Prior to amending lease terms on 16 residences, effective March 31, 1999, we
had 54 operating in the March 1999 Quarter compared to 52 operating leases in
the March 1998 Quarter. In March 1999, we amended lease terms on the 16 leases
accounted for as financings. The amendments eliminated our continuing
involvement in the residences in the form of a fair value purchase option. As
a result, the leases are now accounted for as operating leases as of March 31,
1999. Accordingly, rent expense related to such leases after the date of the
amendment will be classified as building rentals, rather than interest expense
as previously recorded. As a result of the amendments, we had 70 operating
leases as of March 31, 1999.

  Depreciation and Amortization. Depreciation and amortization expense was
$2.2 million in the March 1999 Quarter compared to $1.2 million in 1998, an
increase of $1.0 million. The increase is due to:

  .  Depreciation expense related to the 45 new residences that opened
     subsequent to March 31, 1998;

  .  Depreciation expense related to the 12 residences that commenced
     operations in the March 1998 Quarter;

  .  $104,000 in additional depreciation expense for corporate overhead; and

  .  $95,000 less amortization of goodwill as a result of the write off $7.5
     million of goodwill in the three months ended June 30, 1998.

  With the amendment to 16 of our leases, as discussed above, we will no
longer record depreciation expense with respect to these 16 residences.

  Site Abandonment Costs. As the result of our decision to reduce the number
of new residences openings in the future we recorded site abandonment costs of
$1.3 million with respect to 15 sites which we will not develop. We incurred
additional write-offs of $3.5 million during the quarter ended June 30, 1999.

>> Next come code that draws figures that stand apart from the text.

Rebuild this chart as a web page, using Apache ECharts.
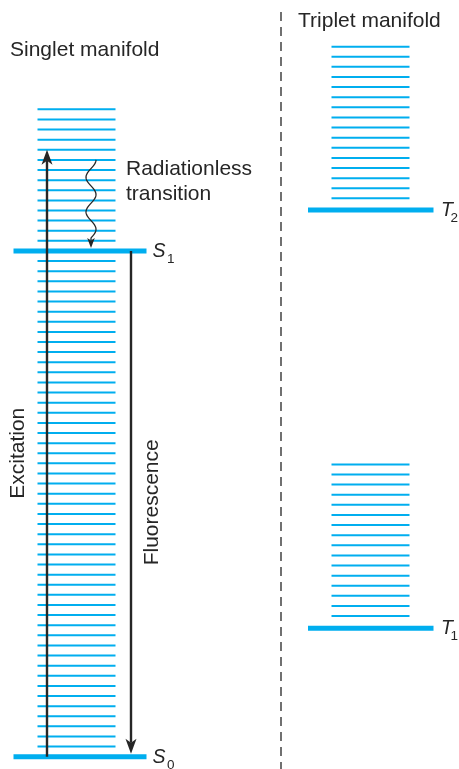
<!DOCTYPE html>
<html><head><meta charset="utf-8">
<script src="https://cdn.jsdelivr.net/npm/echarts@6/dist/echarts.min.js"></script>
<style>html,body{margin:0;padding:0;background:#fff}#c{width:459px;height:769px}</style>
</head><body><div id="c"></div>
<script>
// ---- DATA (energies in units of one vibrational spacing) ----
const singletStates = ['S0', 'S1'];
const singletEnergies = [0, 50];
const singletVibrational = [1,2,3,4,5,6,7,8,9,10,11,12,13,14,15,16,17,18,19,20,21,22,23,24,25,26,27,28,29,30,31,32,33,34,35,36,37,38,39,40,41,42,43,44,45,46,47,48,49,51,52,53,54,55,56,57,58,59,60,61,62,63,64];
const tripletStates = ['T1', 'T2'];
const tripletEnergies = [12.7, 54.05];
const tripletVibrational = [13.9,14.9,15.9,16.9,17.9,18.9,19.9,20.9,21.9,22.9,23.9,24.9,25.9,26.9,27.9,28.9,55.2,56.2,57.2,58.2,59.2,60.2,61.2,62.2,63.2,64.2,65.2,66.2,67.2,68.2,69.2,70.2];
const transitionNames = ['Excitation', 'Fluorescence', 'Radiationless transition'];
const transitionFrom = [0, 50, 59];
const transitionTo = [60, 0, 50];
const manifoldTitles = ['Singlet manifold', 'Triplet manifold'];

// ---- STYLE / LAYOUT ----
const BLUE = '#00aeef';
const INK = '#262626';
const FONT = '"Liberation Sans", Arial, Helvetica, sans-serif';
const MAIN_SIZE = 19.5, SUB_SIZE = 13.5;
const KERN = { S: 1.5, T: -2.5 };
const LADDER = {
  singlet: { thin: [37.5, 115.5], thick: [13.5, 146.5], labelX: 152.5 },
  triplet: { thin: [331.5, 409.5], thick: [308, 433.5], labelX: 441 }
};
const ARROW = [
  { x: 47, width: 2.4, head: [15, 5.5, 4], gap: 0, label: { dx: -29, rotate: true } },
  { x: 131, width: 2.4, head: [15, 5.5, 4], gap: 3, label: { dx: 21.5, rotate: true } },
  { x: 91, width: 1.3, head: [10, 3.8, 2.5], gap: 3, wavy: { amp: 5, periods: 2.25 },
    label: { x: 126, dy: -3 } }
];

const measureCtx = document.createElement('canvas').getContext('2d');
function textWidth(t, font) { measureCtx.font = font; return measureCtx.measureText(t).width; }

const chart = echarts.init(document.getElementById('c'), null, { renderer: 'canvas' });

function levelSeries(name, values, ladder, thick, states) {
  return {
    type: 'custom', name: name, coordinateSystem: 'cartesian2d',
    encode: { y: 0 }, z: thick ? 3 : 2, silent: true,
    data: values.map(v => [v]),
    renderItem: function (params, api) {
      const e = api.value(0);
      const L = LADDER[ladder];
      const xs = thick ? L.thick : L.thin;
      const a = api.coord([xs[0], e]);
      const b = api.coord([xs[1], e]);
      const children = [{
        type: 'line',
        shape: { x1: a[0], y1: a[1], x2: b[0], y2: b[1] },
        style: { stroke: BLUE, lineWidth: thick ? 5 : 2 }
      }];
      if (thick && states) {
        const st = states[params.dataIndex];
        const letter = st[0];
        const lp = api.coord([L.labelX, e]);
        const w = textWidth(letter, 'italic ' + MAIN_SIZE + 'px ' + FONT);
        children.push({
          type: 'text', x: lp[0], y: lp[1] + 0.5,
          style: { text: letter, fontSize: MAIN_SIZE, fontStyle: 'italic', fontFamily: FONT, fill: INK, align: 'left', verticalAlign: 'middle' }
        });
        children.push({
          type: 'text', x: lp[0] + w + (KERN[letter] || 0), y: lp[1] + 8.5,
          style: { text: st.slice(1), fontSize: SUB_SIZE, fontFamily: FONT, fill: INK, align: 'left', verticalAlign: 'middle' }
        });
      }
      return { type: 'group', children: children };
    }
  };
}

function arrowHead(x, tipY, dir, head) {
  const backY = tipY - dir * head[0];
  const notchY = backY + dir * head[2];
  return {
    type: 'polygon',
    shape: { points: [[x, tipY], [x - head[1], backY], [x, notchY], [x + head[1], backY]] },
    style: { fill: INK }
  };
}

const transitionSeries = {
  type: 'custom', name: 'Transitions', coordinateSystem: 'cartesian2d',
  encode: { y: [0, 1] }, z: 5, silent: true,
  data: transitionFrom.map((f, i) => [f, transitionTo[i]]),
  renderItem: function (params, api) {
    const i = params.dataIndex;
    const A = ARROW[i];
    const p0 = api.coord([A.x, api.value(0)]);
    const p1 = api.coord([A.x, api.value(1)]);
    const dir = p1[1] > p0[1] ? 1 : -1;
    const tipY = p1[1] - dir * A.gap;
    const notchY = tipY - dir * (A.head[0] - A.head[2]);
    const children = [];
    if (A.wavy) {
      const len = Math.abs(notchY - p0[1]);
      const backLen = Math.abs(tipY - dir * A.head[0] - p0[1]);
      const P = backLen / A.wavy.periods;
      const pts = [];
      for (let t = 0; t <= len + 0.01; t += 1) {
        pts.push([p0[0] + A.wavy.amp * Math.cos(2 * Math.PI * Math.min(t, backLen) / P), p0[1] + dir * t]);
      }
      children.push({ type: 'polyline', shape: { points: pts }, style: { stroke: INK, lineWidth: A.width, fill: null } });
    } else {
      children.push({ type: 'line', shape: { x1: p0[0], y1: p0[1], x2: p0[0], y2: notchY },
        style: { stroke: INK, lineWidth: A.width } });
    }
    children.push(arrowHead(p0[0], tipY, dir, A.head));
    const name = transitionNames[i];
    if (A.label.rotate) {
      children.push({
        type: 'text', x: p0[0] + A.label.dx, y: (p0[1] + tipY) / 2, rotation: Math.PI / 2,
        style: { text: name, fontSize: 21, fontFamily: FONT, fill: INK, align: 'center', verticalAlign: 'middle' }
      });
    } else {
      children.push({
        type: 'text', x: A.label.x, y: p0[1] + A.label.dy,
        style: { text: name.split(' ').join('\n'), fontSize: 21, lineHeight: 25, fontFamily: FONT, fill: INK, align: 'left', verticalAlign: 'top' }
      });
    }
    return { type: 'group', children: children };
  }
};

chart.setOption({
  animation: false,
  backgroundColor: '#fff',
  grid: { left: 0, right: 0, top: 8.2, bottom: 12.3 },
  xAxis: { type: 'value', min: 0, max: 459, show: false },
  yAxis: { type: 'value', min: 0, max: 74, show: false },
  graphic: [
    { type: 'text', x: 10, y: 50.5, style: { text: manifoldTitles[0], fontSize: 21, fontFamily: FONT, fill: INK, verticalAlign: 'middle' } },
    { type: 'text', x: 298, y: 21, style: { text: manifoldTitles[1], fontSize: 21, fontFamily: FONT, fill: INK, verticalAlign: 'middle' } },
    { type: 'line', shape: { x1: 281, y1: 12, x2: 281, y2: 769 }, style: { stroke: INK, lineWidth: 1.3, lineDash: [9, 6] } }
  ],
  series: [
    levelSeries('Singlet vibrational', singletVibrational, 'singlet', false),
    levelSeries('Triplet vibrational', tripletVibrational, 'triplet', false),
    levelSeries('Singlet states', singletEnergies, 'singlet', true, singletStates),
    levelSeries('Triplet states', tripletEnergies, 'triplet', true, tripletStates),
    transitionSeries
  ]
});
</script></body></html>
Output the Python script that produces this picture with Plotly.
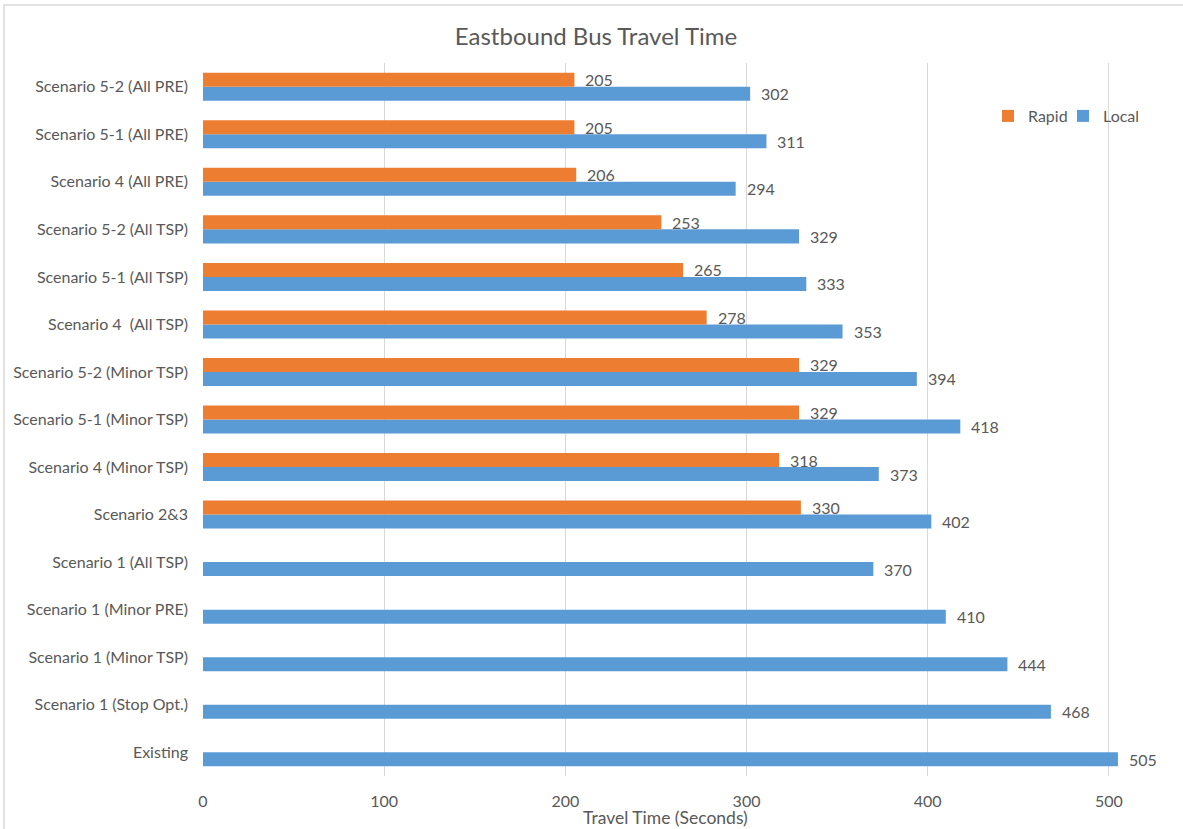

  Interest Expense. Interest expense was $3.8 million for the March 1999
Quarter compared to $1.1 million for the March 1998 Quarter. Gross interest
expense for the March 1999 Quarter was $4.8 million compared to $3.1 million
for the March 1998 Quarter, a net increase of $1.7 million.

                                      17
<PAGE>

  Interest expense increased by:

  .  $1.2 million due to the issuance of 5.625% Debentures due 2003 in April
     1998;

  .  $675,000 due to the full quarter impact of mortgage financing done
     subsequent to March 31, 1998; and

  .  $95,000 due to interest expense associated with payments received from
     our joint venture partner (accounted for as loans).

  This increase was offset by a $270,000 reduction in interest expense as a
result of the redemption of the 7.0% Convertible Subordinated Debentures due
2005 in August 1998.

  We capitalized $1.0 million of interest expense for the March 1999 Quarter
compared to $2.0 million for the March 1998 Quarter. The decrease is a result
of lower development activity. We expect a further reduction in future
periods.

  With the amendment to 16 of our leases, as discussed above, we will no
longer record interest expense with respect to these 16 residences.

  Interest Income. Interest income was $605,000 for the March 1999 Quarter
compared to $595,000 for the March 1998 Quarter, an increase of $10,000.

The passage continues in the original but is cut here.